La comunicazione tra i proprietari di marchi - siano produttori o rivenditori - e i consumatori è cambiata. Nel passato, i produttori promuovevano il proprio marchio ai consumatori attraverso la pubblicità, le agenzie dei media e i rivenditori. La principale fonte d'informazioni sui prodotti era sempre il proprietario del marchio. Ma il panorama è cambiato e cambierà ancora in futuro, poiché i titolari dei marchi non hanno più il controllo completo delle informazioni e dei messaggi su cui i consumatori fanno affidamento. Oggi i consumatori hanno a disposizione molte altre fonti d'informazioni, in particolar modo i social media online, su cui i brand hanno un controllo limitato o nullo. Quando i consumatori ricevono, attraverso queste nuove fonti, dei dati errati, ciò rappresenta, nella migliore delle ipotesi, un'opportunità sprecata di informare correttamente i consumatori sui propri prodotti. Nel peggiore dei casi, è un attacco diretto all'integrità dei marchi e mina la fiducia dei consumatori, fiducia che potrebbe risultare impossibile da recuperare.

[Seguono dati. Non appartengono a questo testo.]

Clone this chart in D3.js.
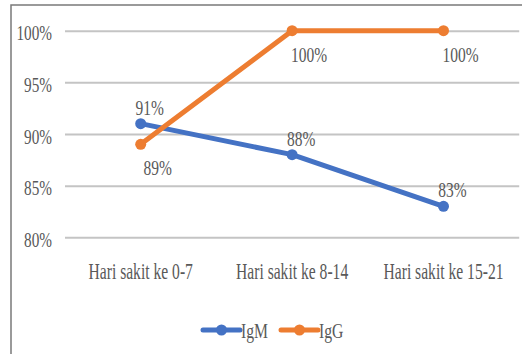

Informazioni digitali errate possono, inoltre, portare a perdite nelle vendite poiché esiste un chiaro legame tra la qualità e l'accuratezza delle informazioni ricevute e il comportamento dei consumatori al momento dell'acquisto. Nell'analisi mondale di GS1 sui consumatori, il 38% di coloro che hanno risposto ha dichiarato che non comprerebbero un prodotto qualora non si fidassero delle informazioni visualizzate sul proprio smartphone. Anche se i consumatori desiderano ricevere informazioni da diverse fonti, hanno bisogno di conoscere e fidarsi dei dati che credono provenire direttamente dai proprietari dei marchi. I dati accurati dei proprietari dei marchi assicureranno, inoltre, che i contenuti forniti dai peer si basino su fatti reali, e aiuteranno a prevenire i preconcetti errati causati dalla diffusione tramite i canali dei consumatori e dei social network.

I creatori di applicazioni affrontano l'aumento dei costi e la perdita d'uso

Mentre una grande quantità d'informazioni è accessibile via Internet, una parte sostanziale è costituita da dati di terzi che sono spesso forniti da collaboratori non autorizzati invece che direttamente dal produttore, dal rivenditore o altre fonti di informazioni attendibili. Per i creatori di applicazioni che vogliono fornire informazioni accurate sui prodotti, i dati errati producono costi maggiori poiché il primo passo del processo è, per qualsiasi creatore di applicazioni, creare i propri database sui prodotti provenienti da diverse fonti. Costi addizionali e inutili si aggiungono poiché, se possibile, dovranno revisionare manualmente, editare, convalidare e correggere le informazioni.

Queste soluzioni point-to-point creano ostacoli interni per l'accesso al settore che richiede una soluzione scalabile basata su una fonte unica per l'affidabilità dei dati. La ricerca mostra che i consumatori smetteranno presto di utilizzare le applicazioni che forniscono dati errati o nulli. Più di un terzo dei consumatori intervistati dallo studio mondiale di GS1 ha dichiarato che non userebbe più un'applicazione qualora contenesse informazioni errate sui prodotti e il 26% di loro non userebbe più un'applicazione qualora non contenesse alcuna informazione sui prodotti.

Un'errata informazione digitale crea pericoli per i singoli soggetti coinvolti e mette anche in pericolo l'intera possibilità di connettersi con i consumatori in nuovi modi, con ripercussioni sui prezzi attuali oltre che limitare le potenziali opportunità di guadagno e di crescita nei nuovi canali.